New South Wales recorded 633 new locally acquired Covid-19 cases in the 24 hours to 8pm yesterday.
It is the largest daily total every recorded in the state.
NSW Premier Gladys Berejiklian confirmed three people with Covid-19 have died.
A man in his 60s from south-western Sydney died after being infected with Covid-19 at Liverpool Hospital.

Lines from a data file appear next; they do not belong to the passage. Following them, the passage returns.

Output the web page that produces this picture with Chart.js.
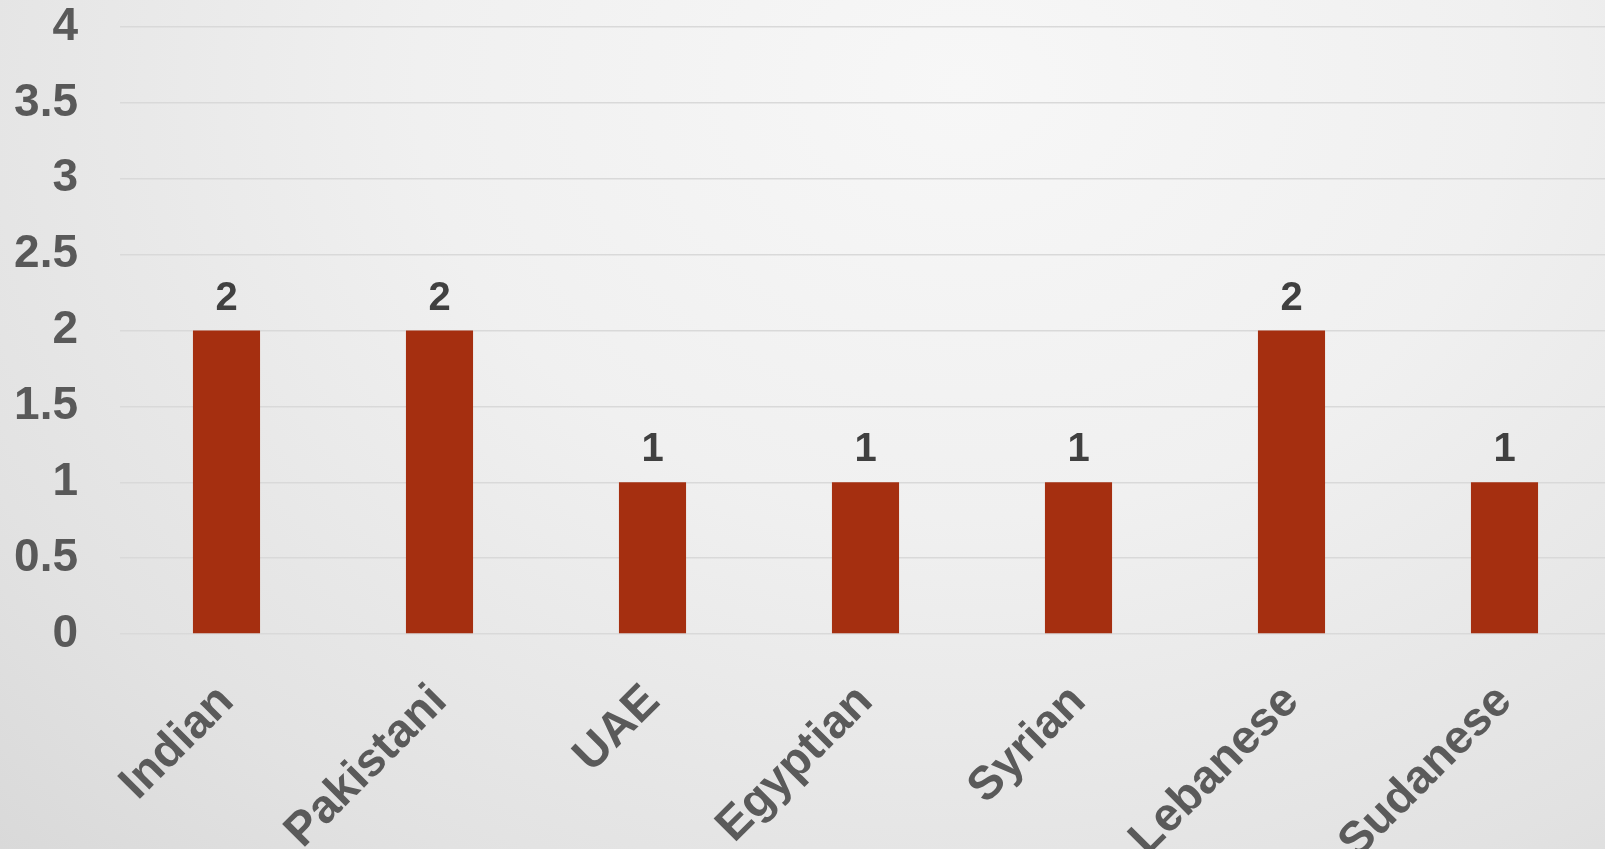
<!DOCTYPE html>
<html>
<head>
<meta charset="utf-8">
<script src="https://cdn.jsdelivr.net/npm/chart.js@4/dist/chart.umd.min.js"></script>
<style>
  html, body { margin: 0; padding: 0; overflow: hidden; }
  body {
    width: 1605px; height: 849px;
    background: radial-gradient(ellipse at 60% 10%, #f7f7f7 0%, #f0f0f0 40%, #e2e2e2 80%, #d9d9d9 100%);
  }
  canvas { display: block; }
</style>
</head>
<body>
<canvas id="chart" width="1611" height="849"></canvas>
<script>
// --- data ---
const categories = ['Indian', 'Pakistani', 'UAE', 'Egyptian', 'Syrian', 'Lebanese', 'Sudanese']
const counts = [2, 2, 1, 1, 1, 2, 1]
const yTicks = [0, 0.5, 1, 1.5, 2, 2.5, 3, 3.5, 4]

const FONT = '"Liberation Sans", Arial, sans-serif'

// value labels above each bar, placed from the bar elements
const valueLabels = {
  id: 'valueLabels',
  afterDatasetsDraw(chart) {
    const ctx = chart.ctx
    const meta = chart.getDatasetMeta(0)
    ctx.save()
    ctx.font = `bold 40px ${FONT}`
    ctx.fillStyle = '#404040'
    ctx.textAlign = 'center'
    ctx.textBaseline = 'bottom'
    meta.data.forEach((bar, i) => {
      ctx.fillText(String(counts[i]), bar.x, bar.y - 12)
    })
    ctx.restore()
  },
}

new Chart(document.getElementById('chart'), {
  type: 'bar',
  data: {
    labels: categories,
    datasets: [
      {
        data: counts,
        backgroundColor: '#a52f10',
        categoryPercentage: 1,
        barPercentage: 0.315,
      },
    ],
  },
  options: {
    responsive: false,
    animation: false,
    layout: { padding: { top: 27, right: 0, left: 0, bottom: 0 } },
    plugins: { legend: { display: false }, tooltip: { enabled: false } },
    scales: {
      x: {
        grid: { display: false, drawTicks: false },
        border: { display: false },
        ticks: {
          color: '#5a5a5a',
          font: { family: FONT, size: 47, weight: 'bold' },
          minRotation: 45,
          maxRotation: 45,
          padding: 40,
        },
        afterFit(scale) {
          scale.height = 215
          scale.paddingLeft = 0
          scale.paddingRight = 0
        },
      },
      y: {
        min: 0,
        max: 4,
        grid: { color: '#d9d9d9', lineWidth: 1.5, drawTicks: false },
        border: { display: false },
        afterBuildTicks(scale) { scale.ticks = yTicks.map(v => ({ value: v })) },
        ticks: {
          color: '#595959',
          font: { family: FONT, size: 46, weight: 'bold' },
          padding: 42,
          callback: v => String(v),
        },
        afterFit(scale) {
          scale.width = 120
          scale.paddingTop = 0
          scale.paddingBottom = 0
        },
      },
    },
  },
  plugins: [valueLabels],
})
</script>
</body>
</html>
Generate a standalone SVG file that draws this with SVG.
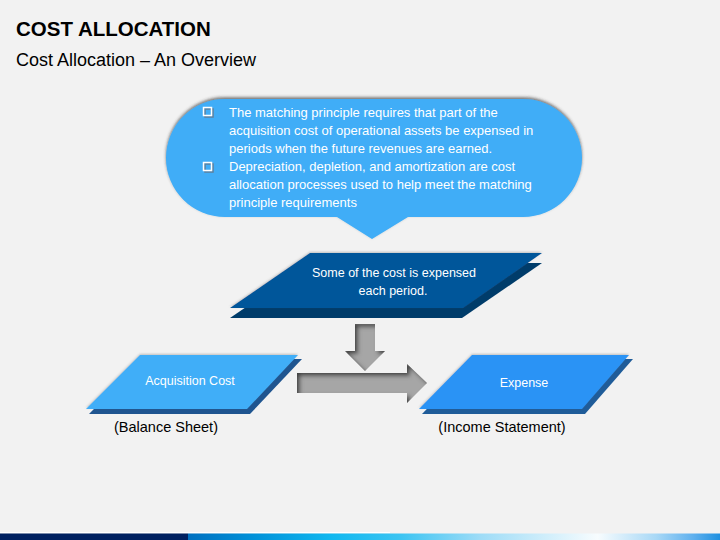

He is the ninth death linked to that outbreak.
Two men, both from Western Sydney and in their 70s, died at Nepean Hospital.
There have now been 60 deaths linked to the Delta outbreak that began in June, and 116 in NSW since the start of the pandemic.
"What the data is telling us in the last few days is that we haven't seen the worst of it," Berejiklian said.
"And the way that we stop this is by everybody staying at home."
Of the new cases, 224 are from the South Western Sydney Local Health District (LHD), 216 are from Western Sydney LHD, 54 are from Nepean Blue Mountains LHD and 52 are from Sydney LHD.
The virus continued to spread through regional areas, with new infections identified in Dubbo and several surrounding towns, the Hunter New England LHD and Broken Hill.
The premier said there was particular concern about the virus spreading in the Sydney suburbs of Merrylands, Guildford, Auburn, Greenacre, St Marys and Strathfield.
"We obviously remain concerned about western New South Wales, especially in our remote Indigenous communities and we just are calling out anybody who was in Wilcannia in the last little while needs to come forward and get tested," she said.
NSW chief health officer Kerry Chant said the data showed that each person infected was passing on the virus to more than one person.
"I can't express enough my level of concern at these rising numbers of cases," she said.
There are 462 people with Covid-19 in NSW hospitals, 77 of them are in intensive care with 25 of those on ventilators.
Chant said those in hospital included patients in their teens up to those in their 80s.
"We know that for every one of those individuals in ICU, particularly those in the older age groups, they have a real and material risk of death.
"We will see more admissions and more deaths if these numbers continue to increase."
There were 94 cases were in isolation throughout their infectious period and 30 were in isolation for part of their infectious period.
Sixty-two cases were infectious in the community, and the isolation status of 447 cases remains under investigation.
Police found at least 400 examples yesterday of people who had left their homes while they were supposed to be isolating.
One man was given a $AU5000 fine after telling police he was putting the bins out, but had in fact left his property.
"Imagine if out of those hundreds and hundreds of people doing the wrong thing, a couple have a virus and going around the community spreading it, that sets all of us back," Berejiklian said.
Police issued 736 penalty infringement notices yesterday to people breaching the public health orders.
There were just under 103,000 tests taken in the reporting period.